Berta: So who do you suppose was smoking Teddy's sausage?
Courtney: Berta, that is my father in there!
Berta: OK, so who do you suppose was smoking your father's sausage?

[Evelyn finds Teddy lying dead on Charlie's bed]
Evelyn: You son of a bitch.
Alan: So you weren't the one who was...
Evelyn: Of course not. I already married the man! I just can't believe he'd cheat on me on our wedding day!
Courtney: Excuse me, my father is lying here dead!
Evelyn: With his pants around his ankles and lipstick on his hoo-hoo.

Charlie: We've got a real problem here.
Berta: What do you mean "we?" [walks away]

Evelyn: We don't eat from the cake until we cut the cake.
Jake: But I'm still hungry.
Evelyn: Have some cheese!
Jake: Have we cut the cheese?

[Charlie enters the house late at night.

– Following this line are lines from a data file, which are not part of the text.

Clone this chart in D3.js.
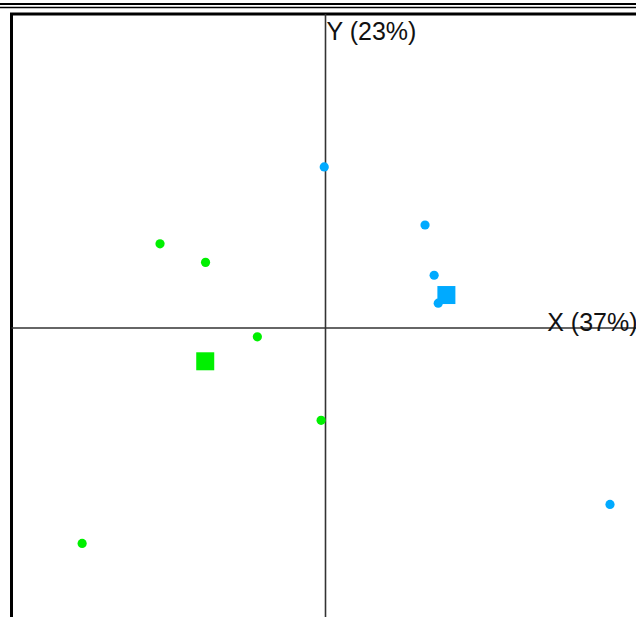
<!DOCTYPE html>
<html>
<head>
<meta charset="utf-8">
<script src="https://cdn.jsdelivr.net/npm/d3@7"></script>
<style>
  html, body { margin: 0; padding: 0; background: #fff; overflow: hidden; }
  svg { display: block; }
</style>
</head>
<body>
<div id="chart"></div>
<script>
// Two-group score plot with group centroids

const groups = ["green", "blue"];
const groupColors = ["#00f000", "#00aaff"];

const blueX = [-0.004, 0.317, 0.346, 0.359, 0.906];
const blueY = [0.513, 0.328, 0.168, 0.079, -0.562];
const greenX = [-0.527, -0.382, -0.217, -0.014, -0.775];
const greenY = [0.268, 0.209, -0.028, -0.294, -0.686];

// centroids (squares)
const centroidX = [-0.383, 0.385];
const centroidY = [-0.106, 0.105];

const axisLabels = ["X (37%)", "Y (23%)"];
const domain = [-1, 1];

const W = 636, H = 617;
const frame = { left: 11.5, top: 14, size: 628 };

const svg = d3.select("#chart").append("svg")
  .attr("width", W)
  .attr("height", H);

const x = d3.scaleLinear().domain(domain).range([frame.left, frame.left + frame.size]);
const y = d3.scaleLinear().domain(domain).range([frame.top + frame.size, frame.top]);

// double rule along the top
svg.append("line")
  .attr("x1", 0).attr("x2", W)
  .attr("y1", 4).attr("y2", 4)
  .attr("stroke", "#000").attr("stroke-width", 2);
svg.append("line")
  .attr("x1", 0).attr("x2", W)
  .attr("y1", 7.5).attr("y2", 7.5)
  .attr("stroke", "#000").attr("stroke-width", 1.5);

// plot frame (runs off the right and bottom of the window)
svg.append("rect")
  .attr("x", x(domain[0]))
  .attr("y", y(domain[1]))
  .attr("width", x(domain[1]) - x(domain[0]))
  .attr("height", y(domain[0]) - y(domain[1]))
  .attr("fill", "none")
  .attr("stroke", "#000")
  .attr("stroke-width", 3);

// axes through the origin
svg.append("line")
  .attr("x1", x(domain[0])).attr("x2", x(domain[1]))
  .attr("y1", y(0)).attr("y2", y(0))
  .attr("stroke", "#333").attr("stroke-width", 1.6);
svg.append("line")
  .attr("x1", x(0)).attr("x2", x(0))
  .attr("y1", y(domain[1])).attr("y2", y(domain[0]))
  .attr("stroke", "#333").attr("stroke-width", 1.6);

svg.append("text")
  .attr("x", x(domain[1]) - 2)
  .attr("y", y(0) + 3)
  .attr("text-anchor", "end")
  .attr("font-family", "'Liberation Sans', Arial, Helvetica, sans-serif")
  .attr("font-size", "25px")
  .attr("fill", "#111")
  .text(axisLabels[0]);

svg.append("text")
  .attr("x", x(0) + 1)
  .attr("y", y(domain[1]) + 26)
  .attr("text-anchor", "start")
  .attr("font-family", "'Liberation Sans', Arial, Helvetica, sans-serif")
  .attr("font-size", "25px")
  .attr("fill", "#111")
  .text(axisLabels[1]);

const points = [];
greenX.forEach((v, i) => points.push({ g: 0, x: v, y: greenY[i] }));
blueX.forEach((v, i) => points.push({ g: 1, x: v, y: blueY[i] }));

const centroids = groups.map((g, i) => ({ g: i, x: centroidX[i], y: centroidY[i] }));

const sq = 18;
svg.selectAll(".centroid")
  .data(centroids)
  .join("rect")
  .attr("class", "centroid")
  .attr("x", d => x(d.x) - sq / 2)
  .attr("y", d => y(d.y) - sq / 2)
  .attr("width", sq)
  .attr("height", sq)
  .attr("fill", d => groupColors[d.g]);

svg.selectAll(".pt")
  .data(points)
  .join("circle")
  .attr("class", "pt")
  .attr("cx", d => x(d.x))
  .attr("cy", d => y(d.y))
  .attr("r", 4.6)
  .attr("fill", d => groupColors[d.g]);
</script>
</body>
</html>
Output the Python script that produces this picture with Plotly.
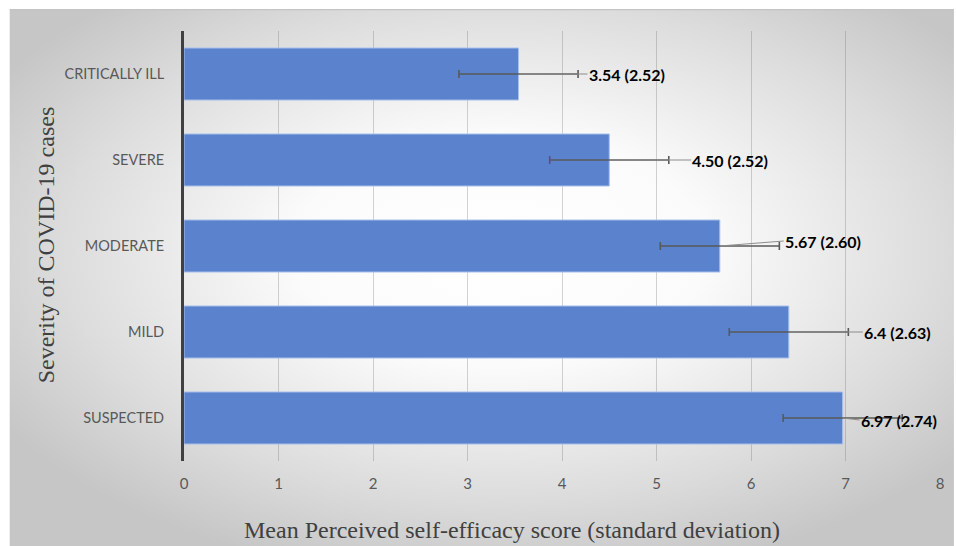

Alan is sitting in the living room.]
Alan: You were with her [Courtney], weren't you?
Charlie: What are you, my wife?
Alan: No, I'm the wedding planner.

[Alan and Charlie are in the ladies' restroom]
Charlie: What are you doing?
Alan: I'm here, I figure, what the hell?
Charlie: Just remember to put the seat back down.
Alan: It's a ladies' room. Why do they even go up?
Charlie: I don't know. It's a bigger target for broads who want to puke their dinner.

Evelyn: And I just want you to know, I'm not after your father's money.
Courtney: I'm sure you're not.
Evelyn: Believe me, I got plenty of my own money.

Jake: When you marry my grandma, what does that make you to me?
Teddy: Nothing.

Charlie: It's your fifth wedding, Mom. What do you need help with, besides remembering the groom's name?
Evelyn: You know, I'd cut him out of the will if I thought there was a chance he'd outlive me.